The system provides the benefits touted for all RFID supply chain projects: increasing the ability to authenticate and safeguard goods; enabling real-time
inventory and item tracking; and automating scanning processes.
Simon said his company can deliver the same benefits seen by companies tagging cases or pallets of goods with RFID tags at a comparable cost, while enabling the tagging of individual items.
“A pallet is a pallet, and a case is a case,” he said. “But when we come to the item level, we’re talking about very different form factors. The challenge in item tagging is achieving economy of scale while adapting to multiple form factors, and while delivering the performance required. We believe the business model of item-level tagging is completely different from case-level.”
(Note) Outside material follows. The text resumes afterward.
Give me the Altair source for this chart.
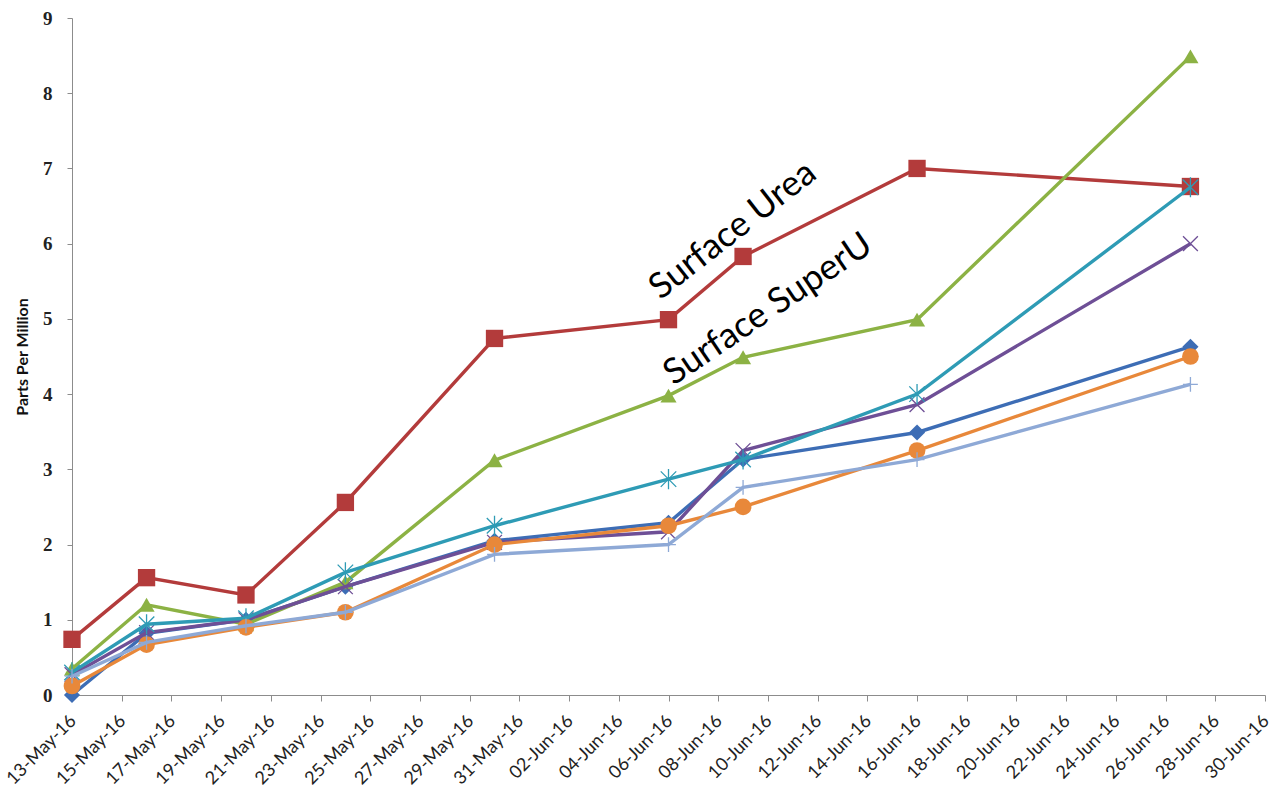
import altair as alt
import pandas as pd

dates = ["2016-05-13", "2016-05-16", "2016-05-20", "2016-05-24", "2016-05-30",
         "2016-06-06", "2016-06-09", "2016-06-16", "2016-06-27"]

series_names = ["S1", "Surface Urea", "Surface SuperU", "S4", "S5", "S6", "S7"]
s1 = [0.0, 0.82, 1.0, 1.44, 2.05, 2.29, 3.13, 3.49, 4.63]
s2 = [0.74, 1.56, 1.33, 2.56, 4.74, 4.99, 5.83, 7.0, 6.76]
s3 = [0.35, 1.2, 0.94, 1.5, 3.12, 3.98, 4.49, 4.99, 8.49]
s4 = [0.27, 0.83, 1.0, 1.44, 2.03, 2.17, 3.25, 3.86, 6.0]
s5 = [0.3, 0.94, 1.02, 1.63, 2.25, 2.87, 3.13, 4.0, 6.75]
s6 = [0.12, 0.67, 0.9, 1.1, 2.0, 2.25, 2.5, 3.25, 4.5]
s7 = [0.25, 0.7, 0.92, 1.1, 1.87, 2.0, 2.76, 3.13, 4.13]
values = [s1, s2, s3, s4, s5, s6, s7]

colors = ["#3D6DB5", "#B33B3B", "#8CB244", "#6E4F96", "#2E9BB5", "#E8883A", "#8EA9D6"]
shapes = ["diamond", "square", "triangle-up",
          "M-1,-1L1,1M-1,1L1,-1",
          "M-1,-1L1,1M-1,1L1,-1M0,-1.3L0,1.3",
          "circle",
          "M-1,0L1,0M0,-1L0,1"]
filled = [True, True, True, False, False, True, False]
sizes = [260, 300, 260, 220, 240, 280, 220]

tick_dates = pd.date_range("2016-05-13", "2016-06-30", freq="2D")

ann_text = ["Surface Urea", "Surface SuperU"]
ann_x = ["2016-06-08T14:00:00", "2016-06-10T00:00:00"]
ann_y = [6.18, 5.13]
ann_angle = [322, 326]

x_scale = alt.Scale(type="utc",
                    domain=[alt.DateTime(year=2016, month=5, date=13, utc=True),
                            alt.DateTime(year=2016, month=6, date=30, utc=True)])
y_scale = alt.Scale(domain=[0, 9], nice=False)

x_axis = alt.Axis(
    values=[alt.DateTime(year=d.year, month=d.month, date=d.day, utc=True) for d in tick_dates],
    labelExpr="utcFormat(datum.value, '%d-%b-%y')",
    labelAngle=315, labelAlign="right", labelBaseline="middle",
    labelFont="Lato", labelFontSize=18, labelColor="#222222",
    labelPadding=17, labelOffset=1,
    tickSize=6, tickColor="#8c8c8c", domainColor="#8c8c8c", grid=False, title=None,
    labelOverlap=False, labelBound=False, labelFlush=False,
)
y_axis = alt.Axis(
    values=list(range(10)), format="d",
    labelFont="Liberation Serif", labelFontWeight="bold", labelFontSize=19,
    labelColor="#222222", labelPadding=15,
    tickSize=5, tickColor="#8c8c8c", domainColor="#8c8c8c", grid=False,
    title="Parts Per Million", titleFont="Lato", titleFontWeight="bold",
    titleFontSize=16, titleColor="#111111", titlePadding=12,
)

layers = []
for i, name in enumerate(series_names):
    df = pd.DataFrame({"date": dates, "value": values[i], "series": name})
    if i == 0:
        xenc = alt.X("date:T", scale=x_scale, axis=x_axis)
        yenc = alt.Y("value:Q", scale=y_scale, axis=y_axis)
    else:
        xenc = alt.X("date:T", scale=x_scale)
        yenc = alt.Y("value:Q", scale=y_scale)
    base = alt.Chart(df).encode(x=xenc, y=yenc)
    line = base.mark_line(strokeWidth=3.4, color=colors[i])
    if filled[i]:
        pts = base.mark_point(shape=shapes[i], filled=True, size=sizes[i],
                              color=colors[i], opacity=1)
    else:
        pts = base.mark_point(shape=shapes[i], filled=False, size=sizes[i],
                              color=colors[i], strokeWidth=1.3, opacity=1)
    layers += [line, pts]

ann_df = pd.DataFrame({"text": ann_text, "x": ann_x, "y": ann_y})
for j in range(len(ann_text)):
    layers.append(
        alt.Chart(ann_df.iloc[[j]]).mark_text(
            font="Lato", fontSize=35.5, color="#000000", angle=ann_angle[j],
            align="center", baseline="middle"
        ).encode(
            x=alt.X("x:T", scale=x_scale),
            y=alt.Y("y:Q", scale=y_scale),
            text="text:N",
        )
    )

chart = alt.layer(*layers).properties(
    width=1193, height=677,
    autosize=alt.AutoSizeParams(type="none"),
    padding={"left": 72, "top": 18, "right": 8, "bottom": 101},
    background="white",
).configure_view(stroke=None)

chart.save("out.html", embed_options={"renderer": "svg", "actions": False})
Competitors have addressed the problem by creating different tags for different kinds of items, Simon said. Tagsys’ approach lets manufacturers buy large quantities of simple kernel tags for use on all items, and then customize the printing of the antenna as part of the regular printing process.
“You get that secondary antenna at an incremental cost, because it comes as a byproduct of the regular printing process,” he said.
Simon believes the system is especially suited to the packaged goods, fashion and apparel, courier and luggage-tracking industries. The approach has been tested on items such as courier envelopes and boxes, luggage tags, item boxes of various shapes and sizes and fashion price tags.